Abstract

For a finite population, the prediction estimator associates a prediction for each population unit. Those predictions might come from a sample trained machine learning model (or just any model) or given in advance (as when using a register processed from administrative sources). We consider audit sampling (or simply auditing) inference of this prediction estimator: "wherever the goal of survey sampling is to produce a point estimate of some target parameter of a given finite population, auditing aims not to estimate the target parameter itself but some chosen error measure of any given estimator of the target parameter, which may be biased due to failure of the underlying model assumptions or other favourable conditions that are necessary" (Zhang, 2021).

The framework of inference is design-based given a finite population, from which the random sample is taken under a probability design, but the outcomes of interest and other values known separately from sampling are treated as fixed. Design-based auditing inference is valid regardless the models or algorithms underlying the estimator being assessed.

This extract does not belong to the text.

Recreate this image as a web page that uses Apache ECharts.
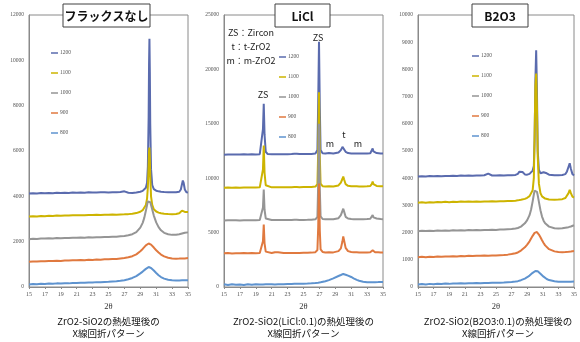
<!DOCTYPE html>
<html><head><meta charset="utf-8">
<script src="https://cdn.jsdelivr.net/npm/echarts@6/dist/echarts.min.js"></script>
<style>html,body{margin:0;padding:0;background:#fff}#c{width:580px;height:342px}</style>
</head><body><div id="c"></div>
<script>
const temps = ['1200','1100','1000','900','800'];
const xTicks = [15,17,19,21,23,25,27,29,31,33,35];
const panelTitles = ['フラックスなし','LiCl','B2O3'];
const captionLine1 = ['ZrO2-SiO2の熱処理後の','ZrO2-SiO2(LiCl:0.1)の熱処理後の','ZrO2-SiO2(B2O3:0.1)の熱処理後の'];
const captionLine2 = 'X線回折パターン';
const yMax = [12000, 25000, 10000];
const yStep = [2000, 5000, 1000];

// Panel 1: no flux
const p1X = [15,15.5,16,16.5,17,17.5,18,18.5,19,19.5,20,20.5,21,21.5,22,22.5,23,23.5,24,24.5,25,25.5,26,26.5,27,27.5,28,28.5,29,29.3,29.5,29.7,29.85,29.95,30.05,30.1,30.15,30.2,30.25,30.35,30.5,30.7,31,31.3,31.6,32,32.5,33,33.5,33.9,34.1,34.25,34.35,34.45,34.6,34.8,35];
const p1_1200 = [4130,4140,4125,4145,4135,4150,4140,4155,4145,4160,4150,4165,4155,4170,4160,4175,4165,4170,4175,4180,4170,4185,4175,4190,4220,4160,4150,4170,4200,4240,4290,4380,4600,5300,7500,9800,10950,9500,7200,5200,4500,4320,4250,4220,4200,4190,4180,4175,4180,4200,4300,4550,4700,4600,4300,4180,4170];
const p1_1100 = [3110,3120,3110,3130,3125,3140,3130,3150,3140,3155,3150,3165,3160,3170,3165,3180,3175,3185,3180,3190,3185,3195,3190,3200,3205,3215,3230,3260,3320,3390,3470,3620,3900,4400,5400,6000,6150,5700,4900,4000,3620,3430,3330,3280,3250,3230,3220,3215,3225,3250,3300,3370,3390,3360,3310,3300,3310];
const p1_1000 = [2110,2130,2120,2140,2135,2150,2145,2160,2150,2165,2160,2175,2170,2180,2175,2190,2185,2200,2195,2210,2205,2215,2220,2235,2250,2280,2330,2420,2620,2830,3050,3360,3620,3780,3850,3860,3840,3800,3740,3620,3420,3150,2850,2640,2500,2390,2330,2300,2310,2330,2350,2360,2370,2380,2390,2400,2410];
const p1_900 = [1110,1130,1120,1140,1135,1150,1145,1160,1150,1170,1165,1180,1175,1190,1185,1200,1195,1210,1205,1220,1225,1235,1240,1260,1280,1310,1360,1440,1580,1680,1760,1840,1880,1905,1920,1920,1915,1910,1900,1870,1820,1740,1620,1520,1430,1350,1290,1260,1250,1255,1250,1260,1255,1265,1260,1270,1275];
const p1_800 = [110,130,120,140,130,150,140,160,150,170,160,180,175,190,185,200,195,215,210,225,230,245,255,275,300,340,400,480,600,680,740,800,840,865,880,880,875,870,860,840,800,730,620,520,440,370,320,295,285,290,285,295,290,300,295,305,300];

// Panel 2: LiCl
const p2X = [15,15.5,16,16.5,17,17.5,18,18.5,19,19.5,19.75,19.9,20,20.1,20.25,20.5,21,21.4,21.6,21.8,22,22.5,23,23.5,23.85,24,24.15,24.5,25,25.5,26,26.5,26.75,26.85,26.95,27.05,27.15,27.4,27.75,28,28.2,28.4,28.75,29,29.4,29.7,29.9,30,30.1,30.3,30.6,31,31.3,31.5,31.7,32,32.5,33,33.4,33.6,33.7,33.8,34,34.2,34.4,34.7,35];
const p2_1200 = [12160,12180,12170,12185,12175,12190,12180,12195,12185,12210,12380,14500,16850,14000,12430,12220,12200,12210,12205,12200,12205,12210,12205,12215,12240,12360,12240,12220,12225,12230,12235,12270,12580,17000,22550,16500,12580,12300,12270,12270,12320,12270,12270,12290,12360,12580,12880,13020,12830,12430,12310,12280,12280,12320,12280,12270,12270,12280,12300,12480,12730,12460,12320,12310,12290,12280,12270];
const p2_1100 = [9120,9140,9125,9135,9130,9145,9135,9150,9140,9160,9300,10800,13000,10500,9350,9180,9160,9170,9165,9160,9165,9170,9160,9175,9180,9220,9180,9175,9180,9185,9190,9230,9450,12500,17900,12000,9500,9270,9240,9230,9260,9230,9240,9260,9330,9600,9950,10150,9900,9450,9300,9260,9250,9260,9250,9240,9245,9250,9280,9480,9700,9450,9300,9290,9270,9260,9250];
const p2_1000 = [6120,6140,6125,6135,6120,6140,6130,6145,6135,6160,6250,7300,8950,7100,6300,6170,6150,6160,6170,6155,6150,6160,6155,6165,6180,6270,6180,6160,6165,6170,6180,6220,6450,9500,15000,9000,6500,6250,6220,6210,6230,6210,6220,6250,6320,6600,7000,7200,6950,6450,6290,6240,6230,6240,6230,6220,6230,6240,6270,6450,6620,6400,6280,6300,6250,6240,6230];
const p2_900 = [3100,3120,3090,3110,3100,3120,3105,3115,3110,3130,3200,4200,5750,4000,3250,3130,3120,3200,3330,3200,3130,3120,3130,3125,3130,3160,3130,3130,3140,3150,3160,3200,3400,5500,9500,5200,3450,3220,3180,3170,3190,3170,3180,3220,3300,3550,4200,4650,4300,3600,3300,3220,3200,3210,3190,3180,3170,3175,3200,3300,3380,3280,3200,3260,3190,3170,3180];
const p2_800 = [250,180,260,200,240,190,260,210,250,220,240,230,250,235,245,230,260,240,255,250,270,260,280,275,290,285,295,300,310,320,340,370,390,400,410,420,430,470,530,580,630,690,800,880,1010,1100,1160,1200,1170,1130,1050,920,800,720,660,580,490,440,430,430,435,430,440,445,450,460,470];

// Panel 3: B2O3
const p3X = [15,15.5,16,16.5,17,17.5,18,18.5,19,19.5,20,20.5,21,21.5,22,22.5,23,23.5,24,24.5,25,25.5,26,26.5,27,27.5,27.8,28,28.2,28.4,28.7,29,29.3,29.5,29.7,29.85,29.95,30.05,30.15,30.25,30.35,30.5,30.7,30.9,31.1,31.3,31.5,31.8,32,32.5,33,33.5,33.9,34.1,34.3,34.45,34.6,34.8,35];
const p3_1200 = [4060,4075,4065,4080,4070,4085,4075,4085,4080,4090,4085,4095,4090,4095,4090,4100,4095,4110,4170,4100,4100,4105,4100,4110,4105,4120,4160,4240,4300,4230,4140,4130,4160,4200,4280,4450,5400,7600,8700,7200,5000,4300,4180,4180,4220,4240,4180,4130,4115,4110,4110,4120,4150,4250,4420,4550,4350,4150,4100];
const p3_1100 = [3100,3115,3100,3120,3110,3125,3115,3130,3120,3135,3125,3140,3130,3145,3135,3140,3135,3145,3140,3150,3145,3150,3150,3160,3165,3175,3185,3195,3205,3215,3240,3280,3340,3400,3560,4000,5600,7400,7850,6600,4800,3800,3450,3330,3280,3250,3235,3220,3215,3210,3215,3230,3270,3330,3450,3570,3450,3320,3290];
const p3_1000 = [2050,2065,2055,2070,2060,2075,2065,2080,2070,2085,2075,2090,2080,2095,2085,2095,2090,2100,2095,2105,2100,2110,2110,2120,2130,2150,2170,2190,2220,2260,2340,2460,2640,2850,3150,3400,3540,3590,3580,3500,3370,3130,2820,2590,2440,2340,2280,2220,2190,2160,2150,2160,2180,2190,2200,2210,2225,2245,2270];
const p3_900 = [1090,1110,1095,1115,1105,1120,1110,1125,1120,1130,1125,1140,1135,1145,1140,1150,1145,1155,1150,1160,1160,1170,1175,1190,1210,1240,1270,1300,1340,1380,1460,1560,1680,1780,1880,1950,1990,2020,2030,2020,1990,1930,1830,1720,1620,1530,1460,1390,1360,1310,1290,1280,1285,1290,1295,1300,1305,1310,1320];
const p3_800 = [90,110,95,115,100,120,110,125,115,130,125,135,130,140,135,145,140,150,150,155,155,160,165,175,185,200,215,230,250,270,310,360,420,470,520,555,575,590,595,590,575,545,490,430,380,330,295,255,235,210,195,190,190,190,195,190,195,195,200];

const colorMap = {'1200':'#5A6BAE','1100':'#CDB400','1000':'#959595','900':'#E0793F','800':'#5E93CF'};
const panels = [
  {x:p1X, ys:[p1_1200,p1_1100,p1_1000,p1_900,p1_800]},
  {x:p2X, ys:[p2_1200,p2_1100,p2_1000,p2_900,p2_800]},
  {x:p3X, ys:[p3_1200,p3_1100,p3_1000,p3_900,p3_800]}
];

const gridPos = [
  {left:29, top:15, width:159, height:272},
  {left:224, top:15, width:159, height:272},
  {left:418, top:15, width:160, height:272}
];
const legendPos = [{left:51, top:49},{left:279, top:53},{left:472, top:52}];
const centers = [108.5, 303.5, 498];
const boxes = [{x:63,w:87},{x:275,w:55},{x:472,w:56}];

const series = [];
panels.forEach((p, pi) => {
  temps.forEach((t, ti) => {
    series.push({
      type:'line', name:t, xAxisIndex:pi, yAxisIndex:pi,
      data: p.x.map((xv, i) => [xv, p.ys[ti][i]]),
      showSymbol:false, symbol:'none', smooth:false,
      lineStyle:{width:2, color:colorMap[t]}, itemStyle:{color:colorMap[t]},
      emphasis:{disabled:true}
    });
  });
});

const axisFont = 'Liberation Serif';
const xAxes = gridPos.map((g, i) => ({
  type:'value', gridIndex:i, min:15, max:35,
  axisLine:{show:true, lineStyle:{color:'#8a8a8a', width:1}},
  axisTick:{show:true, customValues:xTicks, length:2, lineStyle:{color:'#8a8a8a'}},
  axisLabel:{customValues:xTicks, fontSize:6, color:'#555', fontFamily:axisFont, margin:4, formatter:v=>String(v)},
  splitLine:{show:false},
  name:'2θ', nameLocation:'middle', nameGap:15,
  nameTextStyle:{fontSize:8.5, color:'#333', fontFamily:axisFont}
}));
const yAxes = gridPos.map((g, i) => ({
  type:'value', gridIndex:i, min:0, max:yMax[i], interval:yStep[i],
  axisLine:{show:true, lineStyle:{color:'#8a8a8a', width:1}},
  axisTick:{show:false},
  axisLabel:{fontSize:5.5, color:'#555', fontFamily:axisFont, margin:5, formatter:v=>String(v)},
  splitLine:{show:false}
}));

const graphics = [];
boxes.forEach((b, i) => {
  graphics.push({type:'rect', shape:{x:b.x, y:4, width:b.w, height:23}, style:{fill:'#fff', stroke:'#404040', lineWidth:1}, z:100});
  graphics.push({type:'text', x:b.x + b.w/2, y:16, z:101, style:{text:panelTitles[i], fontSize:12, fontWeight:'bold', fontFamily:'Noto Sans CJK JP', fill:'#111', align:'center', verticalAlign:'middle', textAlign:'center', textVerticalAlign:'middle'}});
  graphics.push({type:'text', x:centers[i], y:321, z:101, style:{text:captionLine1[i], fontSize:9.5, fontFamily:'Noto Sans CJK JP', fill:'#111', align:'center', verticalAlign:'middle', textAlign:'center', textVerticalAlign:'middle'}});
  graphics.push({type:'text', x:centers[i], y:333, z:101, style:{text:captionLine2, fontSize:9.5, fontFamily:'Noto Sans CJK JP', fill:'#111', align:'center', verticalAlign:'middle', textAlign:'center', textVerticalAlign:'middle'}});
});
const notes = [
  {t:'ZS：Zircon', x:251, y:33, s:9},
  {t:'t：t-ZrO2', x:251, y:47, s:9},
  {t:'m：m-ZrO2', x:251, y:61, s:9},
  {t:'ZS', x:263, y:95, s:9},
  {t:'ZS', x:318, y:38, s:9},
  {t:'m', x:330, y:144, s:9},
  {t:'t', x:344, y:135, s:9},
  {t:'m', x:358, y:144, s:9}
];
notes.forEach(n => graphics.push({type:'text', x:n.x, y:n.y, z:101, style:{text:n.t, fontSize:n.s, fontFamily:'Noto Sans CJK JP', fill:'#222', align:'center', verticalAlign:'middle', textAlign:'center', textVerticalAlign:'middle'}}));

const legends = legendPos.map(lp => ({
  data:temps, orient:'vertical', left:lp.left, top:lp.top, padding:0,
  icon:'rect', itemWidth:7, itemHeight:1.5, itemGap:12, selectedMode:false,
  textStyle:{fontSize:5.5, color:'#555', fontFamily:axisFont, lineHeight:8, padding:[0,0,0,-3]}
}));

const chart = echarts.init(document.getElementById('c'), null, {renderer:'canvas'});
chart.setOption({
  animation:false,
  backgroundColor:'#fff',
  grid: gridPos.map(g => Object.assign({show:true, borderColor:'#8a8a8a', borderWidth:1, containLabel:false}, g)),
  xAxis:xAxes, yAxis:yAxes, legend:legends, series:series, graphic:graphics
});
</script></body></html>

For sample trained models, the auditing sample is also the training sample. This means that, in practice, we have to train the model with a subsample and do the auditing with the complementary sample. Note the analogy with cross-validation techniques. Rao-Blackwellization is used to recover efficiency losses due to reduced sample sizes. When predictions are given in advance, Rao-Blackwellization is also useful for auditing, whenever we introduce models for prediction errors.

We run several simulations with both synthetic and survey data, to show that auditing inference does provide useful (and meaningful) accuracy measures, even when models are badly specified.